There's a big fuckin' difference between fetishizing and making sure our movement doesn't lose sight of people that need this the most.

I don't think it's necessarily fetishizing POC, though that is something to be wary of. More that learning from female, POC, and queer leftists is a good way to keep in check any blind spots on those issues that leftists who don't fall into all (or any) of those categories may have.
Bingo.
 

House_Of_Lightning

Self-requested ban
Banned
Oct 29, 2017
5,048
I gauge my trust on Socialist organizations by their behavior. The makeup of their ranks is utterly meaningless.
 
OP
OP
sphagnum

sphagnum

Banned
Oct 25, 2017
16,058
I gauge my trust on Socialist organizations by their behavior. The makeup of their ranks is utterly meaningless.

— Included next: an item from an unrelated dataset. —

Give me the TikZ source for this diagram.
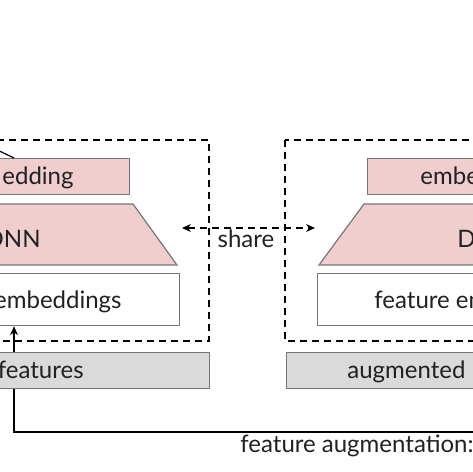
\documentclass[tikz,border=0pt]{standalone}
\usepackage{fontspec}
\setmainfont{Lato}
\usetikzlibrary{arrows.meta, positioning}
\definecolor{dnnpink}{RGB}{241,206,206}
\definecolor{featgray}{RGB}{218,218,218}
\definecolor{edgegray}{RGB}{118,118,118}
\definecolor{inkdark}{RGB}{32,33,36}
\tikzset{
  block/.style={
    draw=edgegray,
    line width=0.6pt,
    rectangle,
    inner sep=0pt,
    minimum width=160pt,
  },
  pinkblock/.style={
    block,
    fill=dnnpink,
    minimum height=18pt
  },
  embblock/.style={
    block,
    fill=white,
    minimum height=26pt
  },
  featblock/.style={
    block,
    fill=featgray,
    minimum height=18pt
  },
  dnnshape/.style={
    draw=edgegray,
    line width=0.6pt,
    fill=dnnpink
  },
  tower/.style={
    draw,
    line width=0.7pt,
    dash pattern=on 3.5pt off 2.5pt
  },
  lbl/.style={
    font=\fontsize{12}{14}\selectfont,
    text=inkdark,
    inner sep=0pt
  },
  arrow/.style={
    -{Stealth[length=4.5pt,width=4pt]},
    line width=0.6pt
  }
}

\begin{document}
\begin{tikzpicture}[x=0.5pt, y=-0.5pt]
\useasboundingbox (0,0) rectangle (473,472);

% --- Left tower ---
\draw[tower] (-120,140) rectangle (209,341);
\node[pinkblock, anchor=north east] (embL) at (130,158) {};
\draw[dnnshape] (-100,204) -- (133,204) -- (177,265) -- (-150,265) -- cycle;
\node[embblock, anchor=north east] (fembL) at (180,273) {};
\node[featblock, anchor=north east] (featL) at (210,352) {};

\node[lbl, anchor=base east] (embLtxt) at (74,184) {edding};
\node[lbl, anchor=base east] (dnnLtxt) at (41,247) {DNN};
\node[lbl, anchor=base east] (fembLtxt) at (122,308) {embeddings};
\node[lbl, anchor=base east] (featLtxt) at (84,378) {features};

% --- Right tower ---
\draw[tower] (285,140) rectangle (620,341);
\node[pinkblock, anchor=north west] (embR) at (367,158) {};
\draw[dnnshape] (364,204) -- (600,204) -- (640,265) -- (319,265) -- cycle;
\node[embblock, anchor=north west] (fembR) at (317,273) {};
\node[featblock, anchor=north west] (featR) at (286,352) {};

\node[lbl, anchor=base west] (embRtxt) at (420,184) {embe};
\node[lbl, anchor=base west] (dnnRtxt) at (457,247) {D};
\node[lbl, anchor=base west] (fembRtxt) at (374,308) {feature em};
\node[lbl, anchor=base west] (featRtxt) at (347,378) {augmented};

% --- Shared weights ---
\coordinate (shareL) at (182,228);
\coordinate (shareR) at (315,228);
\draw[arrow, {Stealth[length=4.5pt,width=4pt]}-{Stealth[length=4.5pt,width=4pt]}, dash pattern=on 3.5pt off 2.5pt] (shareL) -- (shareR);
\node[lbl, anchor=base] (sharetxt) at (246,247) {share};

% --- Feature augmentation path ---
\coordinate (upx) at (14,0);
\coordinate (outL) at (-40,132);
\coordinate (augend) at (620,432);
\draw[arrow] (featL.north -| upx) -- (fembL.south -| upx);
\draw[line width=0.6pt] (embL.north -| upx) -- (outL);
\draw[line width=0.7pt] (featL.south -| upx) |- (augend);
\node[lbl, anchor=base west] (augtxt) at (240,452) {feature augmentation:};

\end{tikzpicture}
\end{document}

Right, but a more diverse organization has a greater likelihood of focusing on issues affecting the working class from an intersectional perspective. There's less of a chance of becoming myopic when a multitude of views and life experiences can be drawn upon.
 

Shy

Banned
Oct 25, 2017
18,520
There's a big fuckin' difference between fetishizing and making sure our movement doesn't lose sight of people that need this the most.
Exactly.

It's very depressing that people would think of the former first, before the latter.
I gauge my trust on Socialist organizations by their behavior. The makeup of their ranks is utterly meaningless.
It's not meaningless, for the reason Sphagnum stated above.
 

Lafiel

Member
Oct 25, 2017
311
Melbourne, Australia
I gauge my trust on Socialist organizations by their behavior. The makeup of their ranks is utterly meaningless.
Few things because I agree with this on a certain level.

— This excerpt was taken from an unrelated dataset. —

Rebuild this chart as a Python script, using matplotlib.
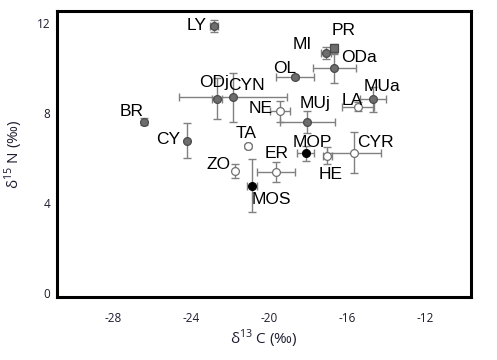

1) Most socialist organisations are so small that their lack of diversity is explained more by that then any other factor.
2) For socialist organisations that are significantly larger than most I think credit should be given to organisations that have diverse leaderships and diversity in their ranks because it indicates that they are doing something "right' in drawing in and mobilising different layers of the community around them.
3) How a socialist organisation engages with migrant communities and works with them is a important thing to consider for example my party has strong links to the kurdish, malaysian, sudanese and tamil communities and we can frequently draw on their support for our annual fundraisers and election campaigns while also receiving special invitations to their own events, we also have some good links with certain layers of the palestine, pakistan and aboriginal communities which are always important to strengthen and maintain contact. International connections with other parties overseas are also good things to maintain

On the other hand I'm instantly suspicious of any so-called left organisation that makes it a point of elevating the representation of their ranks whilst attacking others for being "white' based on their lack of representation. To me most of that comes off as sectarianism more than anything else.